§ **Set task**
Without the pictures, copy all the entries below exactly.

■ ■ ■ ■ ■

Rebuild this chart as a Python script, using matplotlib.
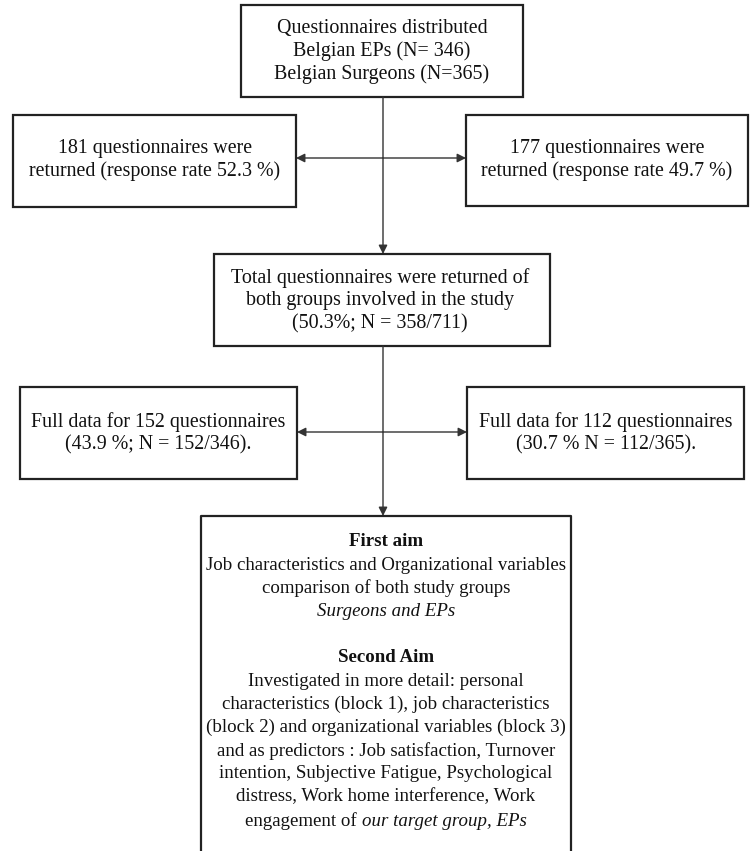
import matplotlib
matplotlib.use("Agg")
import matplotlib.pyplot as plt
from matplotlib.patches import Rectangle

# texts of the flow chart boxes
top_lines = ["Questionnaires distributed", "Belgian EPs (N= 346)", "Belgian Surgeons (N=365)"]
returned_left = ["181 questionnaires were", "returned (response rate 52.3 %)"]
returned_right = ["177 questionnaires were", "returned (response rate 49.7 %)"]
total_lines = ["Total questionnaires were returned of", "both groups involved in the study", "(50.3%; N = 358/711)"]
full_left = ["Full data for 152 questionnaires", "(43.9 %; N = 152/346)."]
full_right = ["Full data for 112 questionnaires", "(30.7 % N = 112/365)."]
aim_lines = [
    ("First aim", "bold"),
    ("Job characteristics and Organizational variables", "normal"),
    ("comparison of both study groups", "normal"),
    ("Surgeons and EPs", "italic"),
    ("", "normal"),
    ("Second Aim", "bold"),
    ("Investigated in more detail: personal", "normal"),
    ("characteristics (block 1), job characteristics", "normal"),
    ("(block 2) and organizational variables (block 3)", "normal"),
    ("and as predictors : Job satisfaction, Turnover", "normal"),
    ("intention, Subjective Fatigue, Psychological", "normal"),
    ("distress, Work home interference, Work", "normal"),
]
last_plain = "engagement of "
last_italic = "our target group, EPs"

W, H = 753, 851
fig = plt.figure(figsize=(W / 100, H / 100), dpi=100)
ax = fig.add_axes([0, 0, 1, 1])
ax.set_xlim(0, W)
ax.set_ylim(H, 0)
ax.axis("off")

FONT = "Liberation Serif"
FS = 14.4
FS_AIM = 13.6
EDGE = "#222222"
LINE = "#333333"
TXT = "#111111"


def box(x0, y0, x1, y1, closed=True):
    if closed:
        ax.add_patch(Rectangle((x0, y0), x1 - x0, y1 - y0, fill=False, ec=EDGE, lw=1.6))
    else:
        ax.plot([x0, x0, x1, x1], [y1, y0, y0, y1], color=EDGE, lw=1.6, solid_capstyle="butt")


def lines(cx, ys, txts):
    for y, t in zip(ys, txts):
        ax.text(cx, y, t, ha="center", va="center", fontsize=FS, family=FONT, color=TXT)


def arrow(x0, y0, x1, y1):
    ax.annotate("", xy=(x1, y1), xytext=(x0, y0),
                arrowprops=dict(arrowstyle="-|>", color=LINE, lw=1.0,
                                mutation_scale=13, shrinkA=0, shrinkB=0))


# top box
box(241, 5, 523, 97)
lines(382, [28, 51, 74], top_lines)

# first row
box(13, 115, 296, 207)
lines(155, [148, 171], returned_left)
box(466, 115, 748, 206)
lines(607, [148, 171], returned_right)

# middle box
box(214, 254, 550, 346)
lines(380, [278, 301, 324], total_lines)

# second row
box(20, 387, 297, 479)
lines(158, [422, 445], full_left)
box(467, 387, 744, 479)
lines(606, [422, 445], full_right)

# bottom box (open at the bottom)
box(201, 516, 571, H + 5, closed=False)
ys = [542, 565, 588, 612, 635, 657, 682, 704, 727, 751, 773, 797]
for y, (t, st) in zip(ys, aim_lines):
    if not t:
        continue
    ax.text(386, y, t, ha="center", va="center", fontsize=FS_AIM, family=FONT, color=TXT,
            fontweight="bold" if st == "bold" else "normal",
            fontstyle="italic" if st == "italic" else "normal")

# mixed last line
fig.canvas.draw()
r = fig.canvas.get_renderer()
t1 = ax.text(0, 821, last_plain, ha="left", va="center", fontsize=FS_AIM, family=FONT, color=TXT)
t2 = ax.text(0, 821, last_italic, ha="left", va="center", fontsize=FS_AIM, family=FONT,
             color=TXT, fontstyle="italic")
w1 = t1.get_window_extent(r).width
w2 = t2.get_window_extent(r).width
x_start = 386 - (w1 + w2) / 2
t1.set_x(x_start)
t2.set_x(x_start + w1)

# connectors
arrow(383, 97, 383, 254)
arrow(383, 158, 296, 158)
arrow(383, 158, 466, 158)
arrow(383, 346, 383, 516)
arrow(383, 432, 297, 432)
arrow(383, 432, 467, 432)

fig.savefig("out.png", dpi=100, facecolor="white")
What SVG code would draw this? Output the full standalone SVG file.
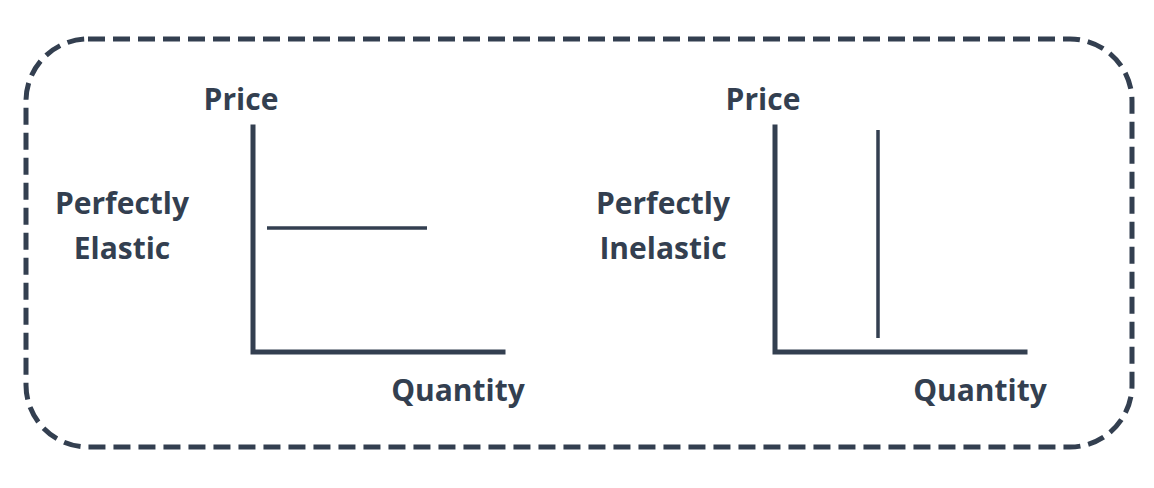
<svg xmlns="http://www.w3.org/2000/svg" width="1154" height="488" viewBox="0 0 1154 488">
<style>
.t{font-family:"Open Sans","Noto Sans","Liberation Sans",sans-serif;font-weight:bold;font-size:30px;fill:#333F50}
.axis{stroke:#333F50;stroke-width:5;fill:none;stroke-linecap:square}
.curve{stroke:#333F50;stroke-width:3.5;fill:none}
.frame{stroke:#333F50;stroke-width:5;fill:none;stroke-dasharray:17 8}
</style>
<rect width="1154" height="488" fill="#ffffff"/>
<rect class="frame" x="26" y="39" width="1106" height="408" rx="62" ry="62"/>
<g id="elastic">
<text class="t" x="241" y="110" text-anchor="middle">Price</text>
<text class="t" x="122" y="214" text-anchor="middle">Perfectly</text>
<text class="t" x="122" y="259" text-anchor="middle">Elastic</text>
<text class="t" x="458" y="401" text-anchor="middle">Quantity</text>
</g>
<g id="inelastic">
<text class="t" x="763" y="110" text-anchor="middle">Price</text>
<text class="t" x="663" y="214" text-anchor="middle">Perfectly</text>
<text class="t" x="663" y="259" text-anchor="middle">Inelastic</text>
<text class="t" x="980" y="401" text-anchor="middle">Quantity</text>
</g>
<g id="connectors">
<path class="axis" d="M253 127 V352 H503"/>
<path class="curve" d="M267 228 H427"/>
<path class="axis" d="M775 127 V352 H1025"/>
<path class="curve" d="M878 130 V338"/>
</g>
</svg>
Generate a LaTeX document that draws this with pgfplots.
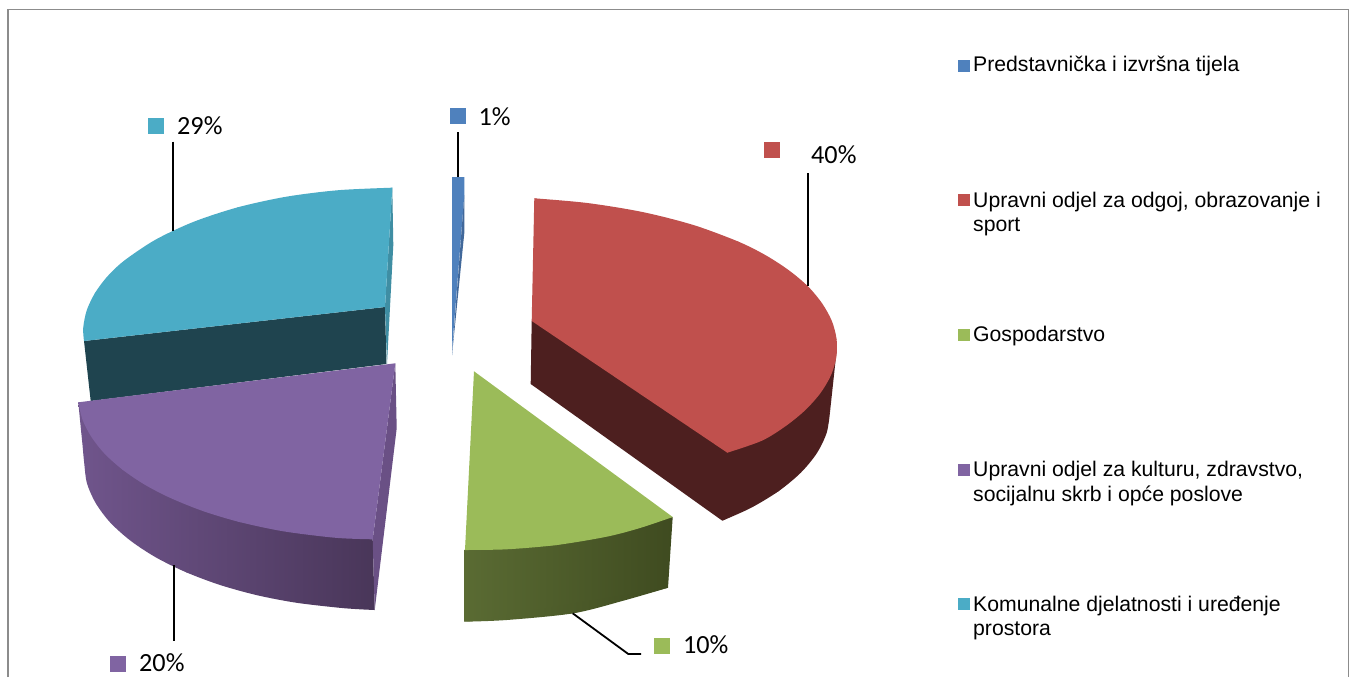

■ ■ ■ ■ ■

§ **Response to this task**
Rebuild this chart as a Python script, using matplotlib.
import matplotlib
matplotlib.use("Agg")
import matplotlib.pyplot as plt
from matplotlib.patches import Rectangle

# texts of the flow chart boxes
top_lines = ["Questionnaires distributed", "Belgian EPs (N= 346)", "Belgian Surgeons (N=365)"]
returned_left = ["181 questionnaires were", "returned (response rate 52.3 %)"]
returned_right = ["177 questionnaires were", "returned (response rate 49.7 %)"]
total_lines = ["Total questionnaires were returned of", "both groups involved in the study", "(50.3%; N = 358/711)"]
full_left = ["Full data for 152 questionnaires", "(43.9 %; N = 152/346)."]
full_right = ["Full data for 112 questionnaires", "(30.7 % N = 112/365)."]
aim_lines = [
    ("First aim", "bold"),
    ("Job characteristics and Organizational variables", "normal"),
    ("comparison of both study groups", "normal"),
    ("Surgeons and EPs", "italic"),
    ("", "normal"),
    ("Second Aim", "bold"),
    ("Investigated in more detail: personal", "normal"),
    ("characteristics (block 1), job characteristics", "normal"),
    ("(block 2) and organizational variables (block 3)", "normal"),
    ("and as predictors : Job satisfaction, Turnover", "normal"),
    ("intention, Subjective Fatigue, Psychological", "normal"),
    ("distress, Work home interference, Work", "normal"),
]
last_plain = "engagement of "
last_italic = "our target group, EPs"

W, H = 753, 851
fig = plt.figure(figsize=(W / 100, H / 100), dpi=100)
ax = fig.add_axes([0, 0, 1, 1])
ax.set_xlim(0, W)
ax.set_ylim(H, 0)
ax.axis("off")

FONT = "Liberation Serif"
FS = 14.4
FS_AIM = 13.6
EDGE = "#222222"
LINE = "#333333"
TXT = "#111111"


def box(x0, y0, x1, y1, closed=True):
    if closed:
        ax.add_patch(Rectangle((x0, y0), x1 - x0, y1 - y0, fill=False, ec=EDGE, lw=1.6))
    else:
        ax.plot([x0, x0, x1, x1], [y1, y0, y0, y1], color=EDGE, lw=1.6, solid_capstyle="butt")


def lines(cx, ys, txts):
    for y, t in zip(ys, txts):
        ax.text(cx, y, t, ha="center", va="center", fontsize=FS, family=FONT, color=TXT)


def arrow(x0, y0, x1, y1):
    ax.annotate("", xy=(x1, y1), xytext=(x0, y0),
                arrowprops=dict(arrowstyle="-|>", color=LINE, lw=1.0,
                                mutation_scale=13, shrinkA=0, shrinkB=0))


# top box
box(241, 5, 523, 97)
lines(382, [28, 51, 74], top_lines)

# first row
box(13, 115, 296, 207)
lines(155, [148, 171], returned_left)
box(466, 115, 748, 206)
lines(607, [148, 171], returned_right)

# middle box
box(214, 254, 550, 346)
lines(380, [278, 301, 324], total_lines)

# second row
box(20, 387, 297, 479)
lines(158, [422, 445], full_left)
box(467, 387, 744, 479)
lines(606, [422, 445], full_right)

# bottom box (open at the bottom)
box(201, 516, 571, H + 5, closed=False)
ys = [542, 565, 588, 612, 635, 657, 682, 704, 727, 751, 773, 797]
for y, (t, st) in zip(ys, aim_lines):
    if not t:
        continue
    ax.text(386, y, t, ha="center", va="center", fontsize=FS_AIM, family=FONT, color=TXT,
            fontweight="bold" if st == "bold" else "normal",
            fontstyle="italic" if st == "italic" else "normal")

# mixed last line
fig.canvas.draw()
r = fig.canvas.get_renderer()
t1 = ax.text(0, 821, last_plain, ha="left", va="center", fontsize=FS_AIM, family=FONT, color=TXT)
t2 = ax.text(0, 821, last_italic, ha="left", va="center", fontsize=FS_AIM, family=FONT,
             color=TXT, fontstyle="italic")
w1 = t1.get_window_extent(r).width
w2 = t2.get_window_extent(r).width
x_start = 386 - (w1 + w2) / 2
t1.set_x(x_start)
t2.set_x(x_start + w1)

# connectors
arrow(383, 97, 383, 254)
arrow(383, 158, 296, 158)
arrow(383, 158, 466, 158)
arrow(383, 346, 383, 516)
arrow(383, 432, 297, 432)
arrow(383, 432, 467, 432)

fig.savefig("out.png", dpi=100, facecolor="white")
What SVG code would draw this? Output the full standalone SVG file.
<svg xmlns="http://www.w3.org/2000/svg" width="1154" height="488" viewBox="0 0 1154 488">
<style>
.t{font-family:"Open Sans","Noto Sans","Liberation Sans",sans-serif;font-weight:bold;font-size:30px;fill:#333F50}
.axis{stroke:#333F50;stroke-width:5;fill:none;stroke-linecap:square}
.curve{stroke:#333F50;stroke-width:3.5;fill:none}
.frame{stroke:#333F50;stroke-width:5;fill:none;stroke-dasharray:17 8}
</style>
<rect width="1154" height="488" fill="#ffffff"/>
<rect class="frame" x="26" y="39" width="1106" height="408" rx="62" ry="62"/>
<g id="elastic">
<text class="t" x="241" y="110" text-anchor="middle">Price</text>
<text class="t" x="122" y="214" text-anchor="middle">Perfectly</text>
<text class="t" x="122" y="259" text-anchor="middle">Elastic</text>
<text class="t" x="458" y="401" text-anchor="middle">Quantity</text>
</g>
<g id="inelastic">
<text class="t" x="763" y="110" text-anchor="middle">Price</text>
<text class="t" x="663" y="214" text-anchor="middle">Perfectly</text>
<text class="t" x="663" y="259" text-anchor="middle">Inelastic</text>
<text class="t" x="980" y="401" text-anchor="middle">Quantity</text>
</g>
<g id="connectors">
<path class="axis" d="M253 127 V352 H503"/>
<path class="curve" d="M267 228 H427"/>
<path class="axis" d="M775 127 V352 H1025"/>
<path class="curve" d="M878 130 V338"/>
</g>
</svg>
Generate a LaTeX document that draws this with pgfplots.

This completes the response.